_WHAT TO WORK ON_.
Give an exact transcription of every line, dropping the images.

_DATASET SECTION_.
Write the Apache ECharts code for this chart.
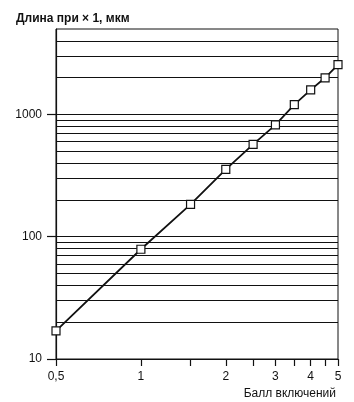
<!DOCTYPE html>
<html><head><meta charset="utf-8">
<script src="https://cdn.jsdelivr.net/npm/echarts@6/dist/echarts.min.js"></script>
<style>html,body{margin:0;padding:0;background:#fff}#c{width:354px;height:402px}</style>
</head><body><div id="c"></div>
<script>
const xValues = [0.5, 1, 1.5, 2, 2.5, 3, 3.5, 4, 4.5, 5];
const lengths = [17, 79, 184, 356, 569, 822, 1202, 1588, 1995, 2553];
const xTickValues = [0.5, 1, 1.5, 2, 2.5, 3, 3.5, 4, 4.5, 5];
const xLabelValues = [0.5, 1, 2, 3, 4, 5];
const yLabelValues = [10, 100, 1000];
const yGridValues = [20, 30, 40, 50, 60, 70, 80, 90, 100, 200, 300, 400, 500, 600, 700, 800, 900, 1000, 2000, 3000, 4000];
const yTitle = 'Длина при × 1, мкм';
const xTitle = 'Балл включений';

const font = 'Liberation Sans, Arial, sans-serif';
const chart = echarts.init(document.getElementById('c'), null, {renderer: 'canvas'});
chart.setOption({
  animation: false,
  title: [
    {text: yTitle, left: 11, top: 8, textStyle: {fontFamily: font, fontSize: 12, fontWeight: 'bold', color: '#111'}},
    {text: xTitle, right: 13, top: 383, textStyle: {fontFamily: font, fontSize: 12, fontWeight: 'normal', color: '#111'}}
  ],
  grid: {left: 56, right: 16, top: 29, bottom: 43, show: true, borderColor: '#111', borderWidth: 1},
  xAxis: {
    type: 'log', logBase: 10, min: 0.5, max: 5,
    axisLine: {show: true, lineStyle: {color: '#111', width: 1.2}},
    axisTick: {show: true, length: 7, inside: false, customValues: xTickValues, lineStyle: {color: '#111', width: 1.2}},
    axisLabel: {customValues: xLabelValues, margin: 12, fontFamily: font, fontSize: 12, color: '#111',
      formatter: v => String(v).replace('.', ',')},
    splitLine: {show: false}, minorTick: {show: false}
  },
  yAxis: {
    type: 'log', logBase: 10, min: 10, max: 5000,
    axisLine: {show: true, lineStyle: {color: '#111', width: 1.2}},
    axisTick: {show: true, length: 9, customValues: yLabelValues, lineStyle: {color: '#111', width: 1.2}},
    axisLabel: {customValues: yLabelValues, margin: 14, fontFamily: font, fontSize: 12, color: '#111',
      formatter: v => String(Math.round(v))},
    splitLine: {show: false}, minorTick: {show: false}
  },
  series: [{
    type: 'line',
    data: xValues.map((x, i) => [x, lengths[i]]),
    symbol: 'rect', symbolSize: 8,
    lineStyle: {color: '#111', width: 1.8},
    itemStyle: {color: '#fff', borderColor: '#111', borderWidth: 1.2},
    z: 5,
    markLine: {
      silent: true, symbol: 'none', animation: false,
      label: {show: false},
      lineStyle: {color: '#111', width: 1, type: 'solid'},
      data: yGridValues.map(v => ({yAxis: v}))
    }
  }]
});
</script></body></html>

_RESULT_.
Write the Apache ECharts code for this chart.
<!DOCTYPE html>
<html><head><meta charset="utf-8">
<script src="https://cdn.jsdelivr.net/npm/echarts@6/dist/echarts.min.js"></script>
<style>html,body{margin:0;padding:0;background:#fff}#c{width:354px;height:402px}</style>
</head><body><div id="c"></div>
<script>
const xValues = [0.5, 1, 1.5, 2, 2.5, 3, 3.5, 4, 4.5, 5];
const lengths = [17, 79, 184, 356, 569, 822, 1202, 1588, 1995, 2553];
const xTickValues = [0.5, 1, 1.5, 2, 2.5, 3, 3.5, 4, 4.5, 5];
const xLabelValues = [0.5, 1, 2, 3, 4, 5];
const yLabelValues = [10, 100, 1000];
const yGridValues = [20, 30, 40, 50, 60, 70, 80, 90, 100, 200, 300, 400, 500, 600, 700, 800, 900, 1000, 2000, 3000, 4000];
const yTitle = 'Длина при × 1, мкм';
const xTitle = 'Балл включений';

const font = 'Liberation Sans, Arial, sans-serif';
const chart = echarts.init(document.getElementById('c'), null, {renderer: 'canvas'});
chart.setOption({
  animation: false,
  title: [
    {text: yTitle, left: 11, top: 8, textStyle: {fontFamily: font, fontSize: 12, fontWeight: 'bold', color: '#111'}},
    {text: xTitle, right: 13, top: 383, textStyle: {fontFamily: font, fontSize: 12, fontWeight: 'normal', color: '#111'}}
  ],
  grid: {left: 56, right: 16, top: 29, bottom: 43, show: true, borderColor: '#111', borderWidth: 1},
  xAxis: {
    type: 'log', logBase: 10, min: 0.5, max: 5,
    axisLine: {show: true, lineStyle: {color: '#111', width: 1.2}},
    axisTick: {show: true, length: 7, inside: false, customValues: xTickValues, lineStyle: {color: '#111', width: 1.2}},
    axisLabel: {customValues: xLabelValues, margin: 12, fontFamily: font, fontSize: 12, color: '#111',
      formatter: v => String(v).replace('.', ',')},
    splitLine: {show: false}, minorTick: {show: false}
  },
  yAxis: {
    type: 'log', logBase: 10, min: 10, max: 5000,
    axisLine: {show: true, lineStyle: {color: '#111', width: 1.2}},
    axisTick: {show: true, length: 9, customValues: yLabelValues, lineStyle: {color: '#111', width: 1.2}},
    axisLabel: {customValues: yLabelValues, margin: 14, fontFamily: font, fontSize: 12, color: '#111',
      formatter: v => String(Math.round(v))},
    splitLine: {show: false}, minorTick: {show: false}
  },
  series: [{
    type: 'line',
    data: xValues.map((x, i) => [x, lengths[i]]),
    symbol: 'rect', symbolSize: 8,
    lineStyle: {color: '#111', width: 1.8},
    itemStyle: {color: '#fff', borderColor: '#111', borderWidth: 1.2},
    z: 5,
    markLine: {
      silent: true, symbol: 'none', animation: false,
      label: {show: false},
      lineStyle: {color: '#111', width: 1, type: 'solid'},
      data: yGridValues.map(v => ({yAxis: v}))
    }
  }]
});
</script></body></html>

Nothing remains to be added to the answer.